Von den verbleibenden 174 „Familienunternehmen“ werden nur noch 95 aktiv von Familienmitgliedern geführt, also etwas mehr als die Hälfte. Bei der anderen Hälfte beschränkt sich die Rolle der Familie auf eine Mitgliedschaft in den Kontrollgremien oder eine stille Teilhaberschaft. Von „Unternehmertum“ als direkter Quelle des Reichtums könne also bei sehr vielen Milliardenvermögen nicht die Rede sein, stellen Jirmann und Trautvetter fest. Ebenfalls bemerkenswert: Nur in neun der familiengeführten Unternehmen hat eine Frau die Hauptrolle beziehungsweise den größten Anteil.

Die Forscherin und der Forscher zeigen, dass die Besteuerung der Erträge aus den Milliardenvermögen meist deutlich niedriger ist als noch vor knapp 30 Jahren. Neben der Aussetzung der Vermögenssteuer hat sich beispielsweise der Steuersatz auf nicht ausgeschüttete Gewinne seit 1996 fast halbiert – von über 57 Prozent auf unter 30 Prozent. Zum Vergleich: Der Steuersatz auf durchschnittliche Arbeitseinkommen ist im gleichen Zeitraum nur geringfügig von 21 auf 18 Prozent gesunken.
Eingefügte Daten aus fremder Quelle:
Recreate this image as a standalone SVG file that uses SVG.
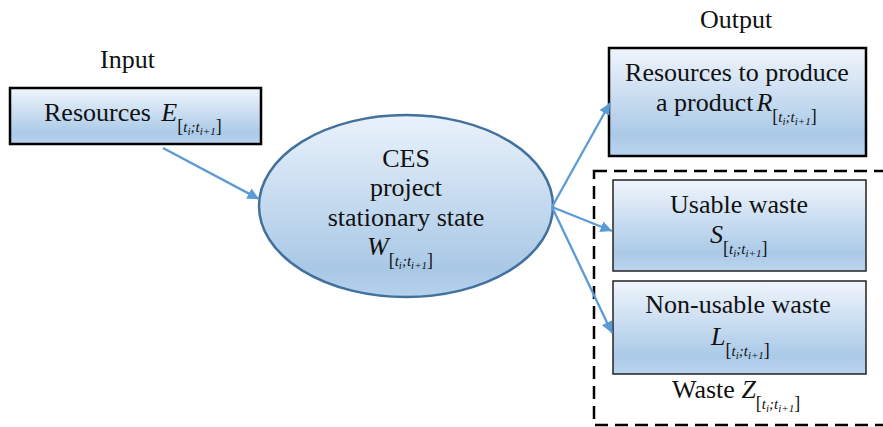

Zudem tragen Arbeitseinkommen über die Sozialabgaben wesentlich zur Finanzierung der Sozialversicherung bei – anders als Kapitaleinkommen aus Vermögen.

Es sei wichtig, die Datenlücken beim Thema Milliardenvermögen zu verkleinern, betonen Jirmann und Trautvetter. „Geeignete Maßnahmen gegen die zunehmende Ungleichheit scheitern an politischem Widerstand und an weitverbreiteten Mythen und Fehleinschätzungen der Öffentlichkeit zu Vermögensverteilung und -besteuerung.“ Wo Informationen fehlen, habe Lobbyismus leichtes Spiel. Jirmann und Trautvetter plädieren deshalb für mehr unabhängige Reichtumsforschung und einen alternativen Reichtumsbericht. Der im Projekt erstellte und öffentlich zugängliche Datensatz ist ein erster Schritt in diese Richtung.